Через несколько лет я подал документы на стажировку в госпитале для ветеранов в Джамайка-Плейн, где Дипак уже был старшим резидентом. Дипак выбрал эндокринологию, а я решил специализироваться в гастроэнтерологии — науке о пищеварительной системе, а точнее — в ее разделе под названием «гепатология», это наука о печени. Я очень увлекался этим предметом еще в институте. Печень — поразительный механизм. Это самый большой орган в организме человека — и мне всегда казалось, что самый интересный: он выполняет примерно пять тысяч разных дел! И справляется с огромным количеством разных сложных функций! Своим коллегам-кардиологам я с полным правом говорил: «Сердце у человека есть только потому, что оно качает кровь, насыщенную кислородом, в печень».

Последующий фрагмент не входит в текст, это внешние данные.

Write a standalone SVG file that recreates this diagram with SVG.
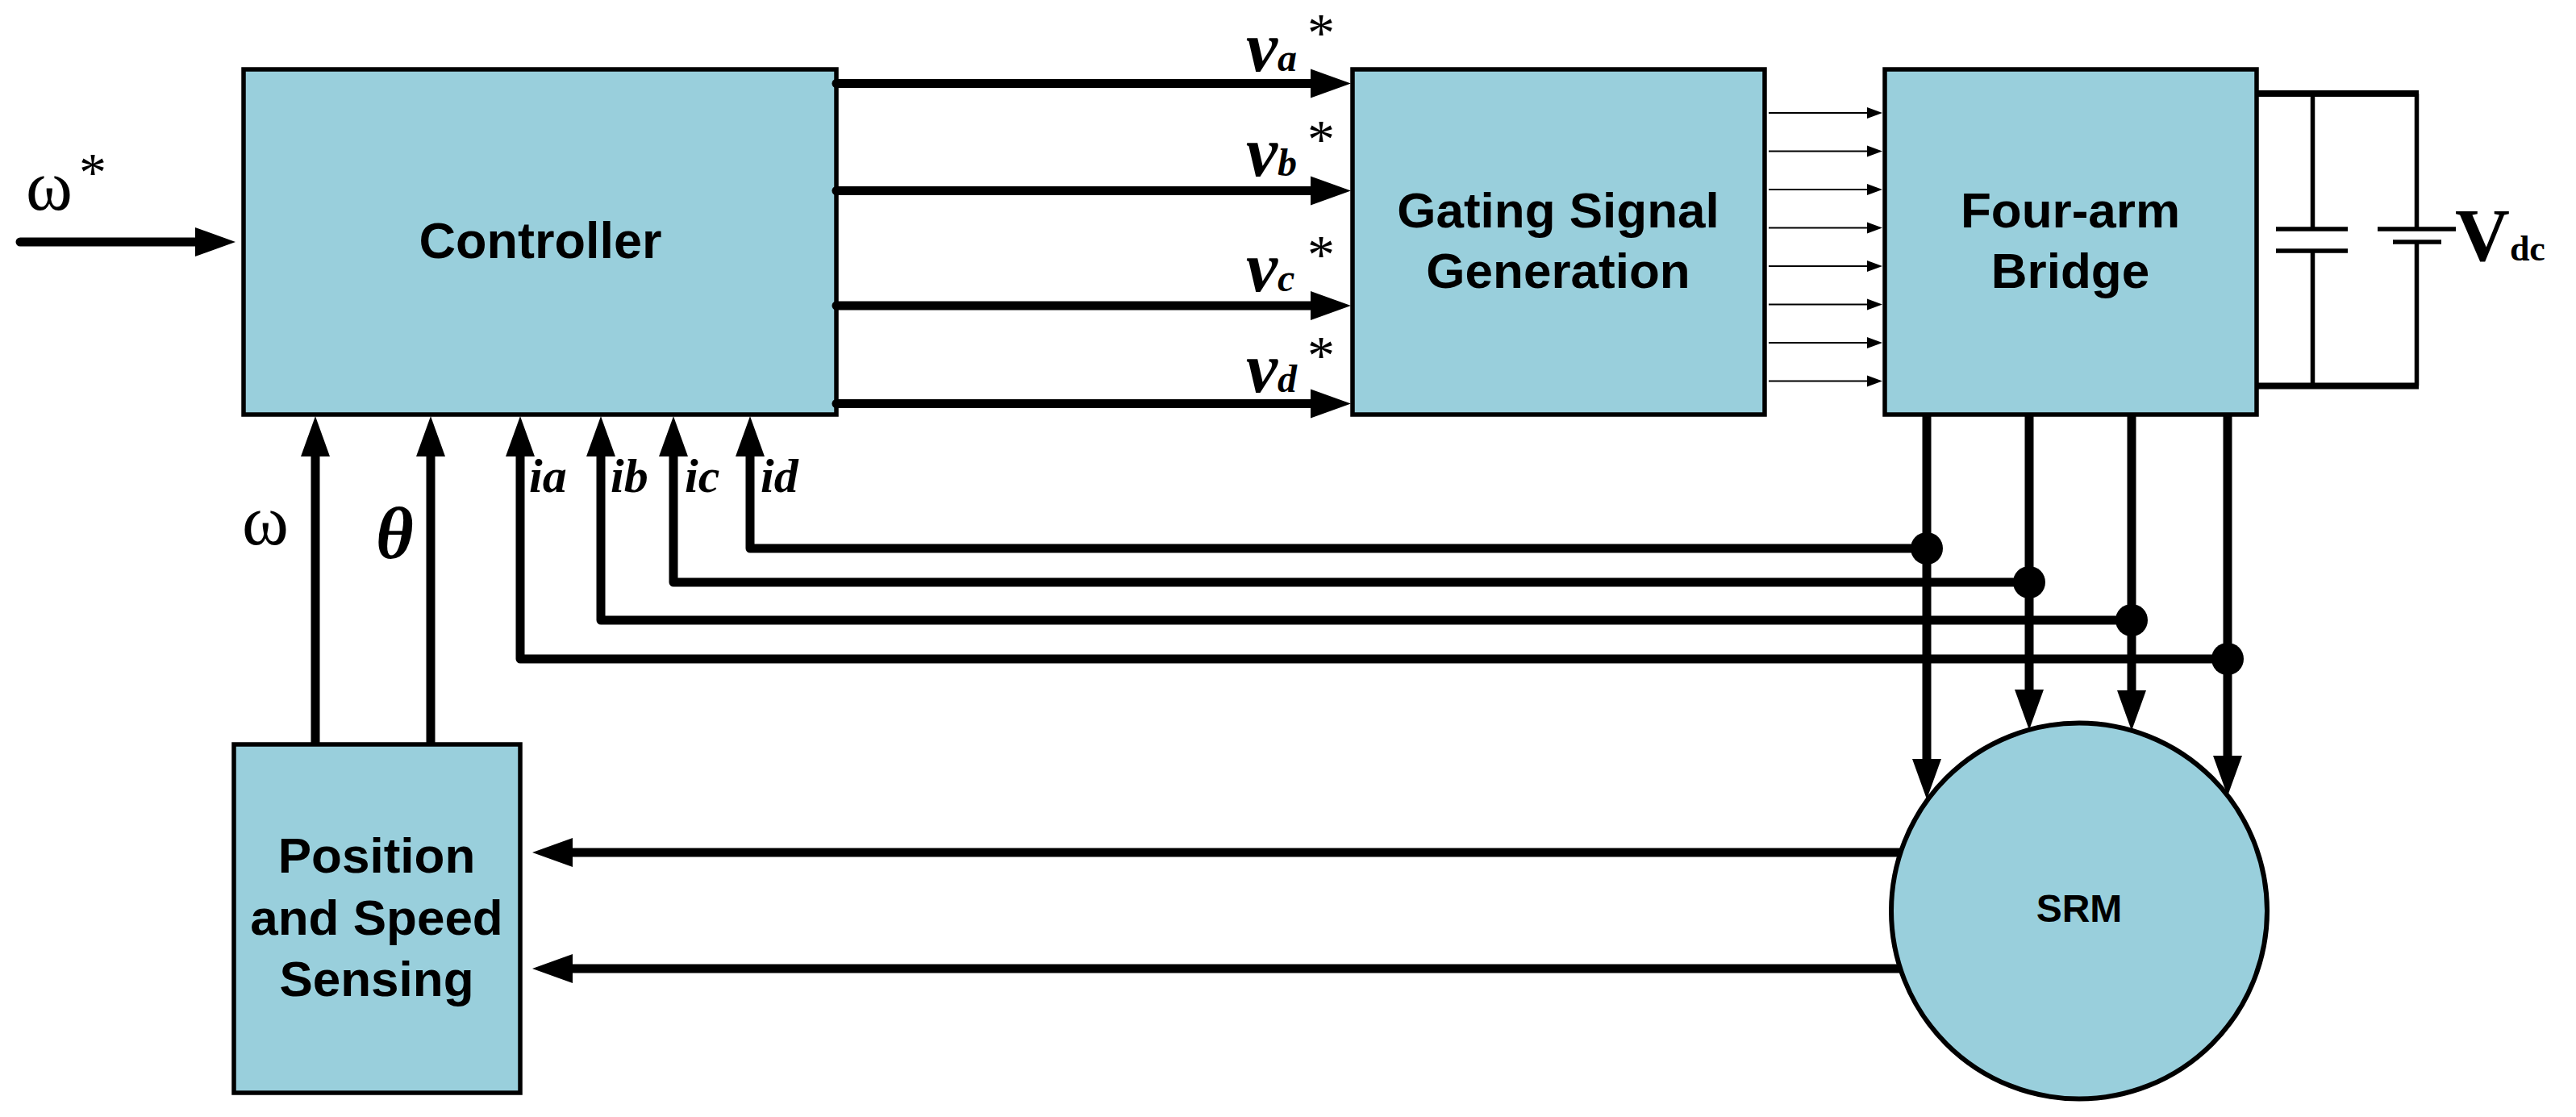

Главой гастроэнтерологического отделения в госпитале для ветеранов был легендарный ученый и клиницист Элиу Шиммель, который после собеседования по поводу стажировки по гастроэнтерологии сказал мне: «Санджив, если у вас те же гены, что и у Дипака, вы приняты». Это был единственный год за всю нашу жизнь, когда мы с Дипаком работали в одной больнице. Как выяснилось, в госпитале Джамайка-Плейн был и третий доктор Чопра — нефролог, специалист по почкам. Персонал постоянно нас путал. Только представьте себе, три доктора-индийца с одной фамилией. Иногда ко мне подходили интерны и спрашивали: «Ну как, доктор Чопра, вы считаете, что у больного гиперпаратиреоз?», и мне приходилось отвечать: «Наверное, вам нужен мой брат, это он у нас по эндокринологической части». Или, наоборот, спрашивали Дипака: «Доктор Чопра, когда вы планируете делать этому пациенту биопсию печени?» На что он отвечал: «Вам, наверное, надо поговорить с моим братом».
Хотя мы работали в одной больнице, нам не приходилось сотрудничать, кроме тех редких случаев, когда мы консультировали одного и того же пациента. Иногда, встречаясь в ординаторской или дома, мы обсуждали самые интересные и сложные случаи — как и с другими коллегами, — но не более.
С каждым годом обучения я все больше доверял своей способности ставить диагнозы даже в самых непонятных случаях. Однако вскоре после приезда в Джамайка-Плейн жизнь преподала мне прекрасный урок и показала, сколько всего о медицинской практике я еще не знаю. В первую же неделю интернатуры по гастроэнтерологии я показывал пациента доктору Шиммелю. Готовился я тщательно, поскольку понимал, как важно зарекомендовать себя с самого начала. Перед тем как рассказывать доктору Шиммелю об этом больном, я сделал рентгеновский снимок брюшной полости, на котором были видны почки, мочевой пузырь и мочеиспускательный канал. Я включил подсветку под снимком — и буквально секунду спустя доктор Шиммель сказал: «Постойте». И, не мигая, глядел на снимок с полминуты.
– Санджив, этот больной заядлый курильщик и алкоголик. У него диабет. В детстве он переболел полиомиелитом. Ему нужно удалить желчный пузырь.
Я остолбенел.
– Эли, вам что, его уже показывали? Кто?
К этому моменту я уже начал привыкать к тому, что даже светил в американских больницах интерны называют по имени, запанибрата, хотя мне по-прежнему было неловко.